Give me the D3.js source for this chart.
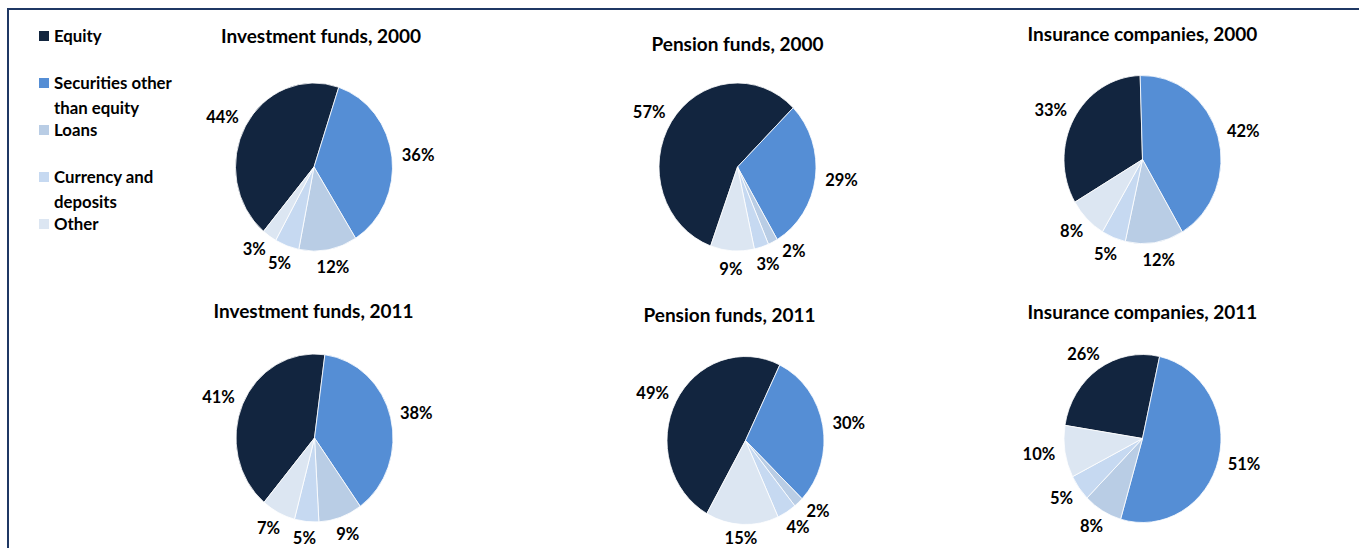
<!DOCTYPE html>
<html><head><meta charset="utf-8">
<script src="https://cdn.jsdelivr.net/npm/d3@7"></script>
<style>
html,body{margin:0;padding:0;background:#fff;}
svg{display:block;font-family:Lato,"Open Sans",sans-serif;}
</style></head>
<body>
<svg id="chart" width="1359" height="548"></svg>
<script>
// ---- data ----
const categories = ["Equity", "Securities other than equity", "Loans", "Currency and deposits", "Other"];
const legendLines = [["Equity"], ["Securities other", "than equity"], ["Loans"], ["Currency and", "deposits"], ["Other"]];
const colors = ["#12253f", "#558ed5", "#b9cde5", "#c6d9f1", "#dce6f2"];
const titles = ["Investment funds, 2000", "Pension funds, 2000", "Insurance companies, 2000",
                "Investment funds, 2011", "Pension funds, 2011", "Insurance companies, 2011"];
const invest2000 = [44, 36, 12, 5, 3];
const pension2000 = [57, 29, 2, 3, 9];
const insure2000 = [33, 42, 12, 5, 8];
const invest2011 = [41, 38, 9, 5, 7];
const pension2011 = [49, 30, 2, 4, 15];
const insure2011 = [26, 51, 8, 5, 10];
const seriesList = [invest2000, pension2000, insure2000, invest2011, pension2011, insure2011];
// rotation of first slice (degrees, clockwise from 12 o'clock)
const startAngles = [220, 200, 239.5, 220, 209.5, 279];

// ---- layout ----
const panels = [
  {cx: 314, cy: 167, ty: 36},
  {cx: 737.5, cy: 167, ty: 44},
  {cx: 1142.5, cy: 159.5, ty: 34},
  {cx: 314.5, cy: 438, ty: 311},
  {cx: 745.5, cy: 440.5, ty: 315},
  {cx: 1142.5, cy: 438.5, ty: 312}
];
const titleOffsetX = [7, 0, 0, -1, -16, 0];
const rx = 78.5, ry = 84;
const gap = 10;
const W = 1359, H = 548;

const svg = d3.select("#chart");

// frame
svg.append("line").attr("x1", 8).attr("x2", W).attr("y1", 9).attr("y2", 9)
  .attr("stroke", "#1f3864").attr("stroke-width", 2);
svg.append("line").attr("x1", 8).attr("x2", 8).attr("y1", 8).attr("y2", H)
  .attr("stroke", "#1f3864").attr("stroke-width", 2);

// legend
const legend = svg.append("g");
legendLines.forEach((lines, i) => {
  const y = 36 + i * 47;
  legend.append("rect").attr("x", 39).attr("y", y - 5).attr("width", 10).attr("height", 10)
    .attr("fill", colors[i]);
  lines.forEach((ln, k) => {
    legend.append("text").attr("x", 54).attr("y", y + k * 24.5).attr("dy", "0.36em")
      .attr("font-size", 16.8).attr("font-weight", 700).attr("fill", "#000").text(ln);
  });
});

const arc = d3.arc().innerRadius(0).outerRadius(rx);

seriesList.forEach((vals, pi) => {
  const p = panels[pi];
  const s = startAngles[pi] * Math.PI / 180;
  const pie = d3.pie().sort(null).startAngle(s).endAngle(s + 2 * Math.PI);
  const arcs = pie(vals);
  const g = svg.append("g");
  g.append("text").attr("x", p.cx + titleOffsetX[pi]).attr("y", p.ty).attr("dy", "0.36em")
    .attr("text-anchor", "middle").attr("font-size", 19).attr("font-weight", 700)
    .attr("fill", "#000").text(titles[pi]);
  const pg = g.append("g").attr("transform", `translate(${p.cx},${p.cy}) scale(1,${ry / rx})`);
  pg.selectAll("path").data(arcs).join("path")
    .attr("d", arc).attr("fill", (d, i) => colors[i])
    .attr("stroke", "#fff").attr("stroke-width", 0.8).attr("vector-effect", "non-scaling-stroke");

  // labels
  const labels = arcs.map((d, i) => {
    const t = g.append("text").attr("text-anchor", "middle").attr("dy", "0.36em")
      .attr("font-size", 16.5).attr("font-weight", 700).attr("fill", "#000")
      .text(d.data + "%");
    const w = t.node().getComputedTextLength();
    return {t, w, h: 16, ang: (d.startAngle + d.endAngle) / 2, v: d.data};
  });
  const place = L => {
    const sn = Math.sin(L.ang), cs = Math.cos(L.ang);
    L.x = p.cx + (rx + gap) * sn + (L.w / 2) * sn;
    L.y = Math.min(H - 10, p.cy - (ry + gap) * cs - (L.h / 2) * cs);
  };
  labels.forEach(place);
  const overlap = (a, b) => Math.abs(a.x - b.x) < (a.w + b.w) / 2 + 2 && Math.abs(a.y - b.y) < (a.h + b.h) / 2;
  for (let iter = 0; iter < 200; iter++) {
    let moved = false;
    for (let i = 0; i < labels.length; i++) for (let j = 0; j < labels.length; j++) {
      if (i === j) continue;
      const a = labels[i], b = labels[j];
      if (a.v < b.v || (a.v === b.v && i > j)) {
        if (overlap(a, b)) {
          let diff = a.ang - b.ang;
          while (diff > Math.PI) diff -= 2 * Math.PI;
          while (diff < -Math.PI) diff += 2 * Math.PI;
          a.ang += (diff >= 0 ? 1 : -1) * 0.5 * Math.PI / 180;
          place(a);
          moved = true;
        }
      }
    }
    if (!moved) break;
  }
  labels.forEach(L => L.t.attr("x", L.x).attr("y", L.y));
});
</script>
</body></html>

Short problem ▸ Without the pictures, write out all of the material exactly.

Worked solution ▸
Give me the D3.js source for this chart.
<!DOCTYPE html>
<html><head><meta charset="utf-8">
<script src="https://cdn.jsdelivr.net/npm/d3@7"></script>
<style>
html,body{margin:0;padding:0;background:#fff;}
svg{display:block;font-family:Lato,"Open Sans",sans-serif;}
</style></head>
<body>
<svg id="chart" width="1359" height="548"></svg>
<script>
// ---- data ----
const categories = ["Equity", "Securities other than equity", "Loans", "Currency and deposits", "Other"];
const legendLines = [["Equity"], ["Securities other", "than equity"], ["Loans"], ["Currency and", "deposits"], ["Other"]];
const colors = ["#12253f", "#558ed5", "#b9cde5", "#c6d9f1", "#dce6f2"];
const titles = ["Investment funds, 2000", "Pension funds, 2000", "Insurance companies, 2000",
                "Investment funds, 2011", "Pension funds, 2011", "Insurance companies, 2011"];
const invest2000 = [44, 36, 12, 5, 3];
const pension2000 = [57, 29, 2, 3, 9];
const insure2000 = [33, 42, 12, 5, 8];
const invest2011 = [41, 38, 9, 5, 7];
const pension2011 = [49, 30, 2, 4, 15];
const insure2011 = [26, 51, 8, 5, 10];
const seriesList = [invest2000, pension2000, insure2000, invest2011, pension2011, insure2011];
// rotation of first slice (degrees, clockwise from 12 o'clock)
const startAngles = [220, 200, 239.5, 220, 209.5, 279];

// ---- layout ----
const panels = [
  {cx: 314, cy: 167, ty: 36},
  {cx: 737.5, cy: 167, ty: 44},
  {cx: 1142.5, cy: 159.5, ty: 34},
  {cx: 314.5, cy: 438, ty: 311},
  {cx: 745.5, cy: 440.5, ty: 315},
  {cx: 1142.5, cy: 438.5, ty: 312}
];
const titleOffsetX = [7, 0, 0, -1, -16, 0];
const rx = 78.5, ry = 84;
const gap = 10;
const W = 1359, H = 548;

const svg = d3.select("#chart");

// frame
svg.append("line").attr("x1", 8).attr("x2", W).attr("y1", 9).attr("y2", 9)
  .attr("stroke", "#1f3864").attr("stroke-width", 2);
svg.append("line").attr("x1", 8).attr("x2", 8).attr("y1", 8).attr("y2", H)
  .attr("stroke", "#1f3864").attr("stroke-width", 2);

// legend
const legend = svg.append("g");
legendLines.forEach((lines, i) => {
  const y = 36 + i * 47;
  legend.append("rect").attr("x", 39).attr("y", y - 5).attr("width", 10).attr("height", 10)
    .attr("fill", colors[i]);
  lines.forEach((ln, k) => {
    legend.append("text").attr("x", 54).attr("y", y + k * 24.5).attr("dy", "0.36em")
      .attr("font-size", 16.8).attr("font-weight", 700).attr("fill", "#000").text(ln);
  });
});

const arc = d3.arc().innerRadius(0).outerRadius(rx);

seriesList.forEach((vals, pi) => {
  const p = panels[pi];
  const s = startAngles[pi] * Math.PI / 180;
  const pie = d3.pie().sort(null).startAngle(s).endAngle(s + 2 * Math.PI);
  const arcs = pie(vals);
  const g = svg.append("g");
  g.append("text").attr("x", p.cx + titleOffsetX[pi]).attr("y", p.ty).attr("dy", "0.36em")
    .attr("text-anchor", "middle").attr("font-size", 19).attr("font-weight", 700)
    .attr("fill", "#000").text(titles[pi]);
  const pg = g.append("g").attr("transform", `translate(${p.cx},${p.cy}) scale(1,${ry / rx})`);
  pg.selectAll("path").data(arcs).join("path")
    .attr("d", arc).attr("fill", (d, i) => colors[i])
    .attr("stroke", "#fff").attr("stroke-width", 0.8).attr("vector-effect", "non-scaling-stroke");

  // labels
  const labels = arcs.map((d, i) => {
    const t = g.append("text").attr("text-anchor", "middle").attr("dy", "0.36em")
      .attr("font-size", 16.5).attr("font-weight", 700).attr("fill", "#000")
      .text(d.data + "%");
    const w = t.node().getComputedTextLength();
    return {t, w, h: 16, ang: (d.startAngle + d.endAngle) / 2, v: d.data};
  });
  const place = L => {
    const sn = Math.sin(L.ang), cs = Math.cos(L.ang);
    L.x = p.cx + (rx + gap) * sn + (L.w / 2) * sn;
    L.y = Math.min(H - 10, p.cy - (ry + gap) * cs - (L.h / 2) * cs);
  };
  labels.forEach(place);
  const overlap = (a, b) => Math.abs(a.x - b.x) < (a.w + b.w) / 2 + 2 && Math.abs(a.y - b.y) < (a.h + b.h) / 2;
  for (let iter = 0; iter < 200; iter++) {
    let moved = false;
    for (let i = 0; i < labels.length; i++) for (let j = 0; j < labels.length; j++) {
      if (i === j) continue;
      const a = labels[i], b = labels[j];
      if (a.v < b.v || (a.v === b.v && i > j)) {
        if (overlap(a, b)) {
          let diff = a.ang - b.ang;
          while (diff > Math.PI) diff -= 2 * Math.PI;
          while (diff < -Math.PI) diff += 2 * Math.PI;
          a.ang += (diff >= 0 ? 1 : -1) * 0.5 * Math.PI / 180;
          place(a);
          moved = true;
        }
      }
    }
    if (!moved) break;
  }
  labels.forEach(L => L.t.attr("x", L.x).attr("y", L.y));
});
</script>
</body></html>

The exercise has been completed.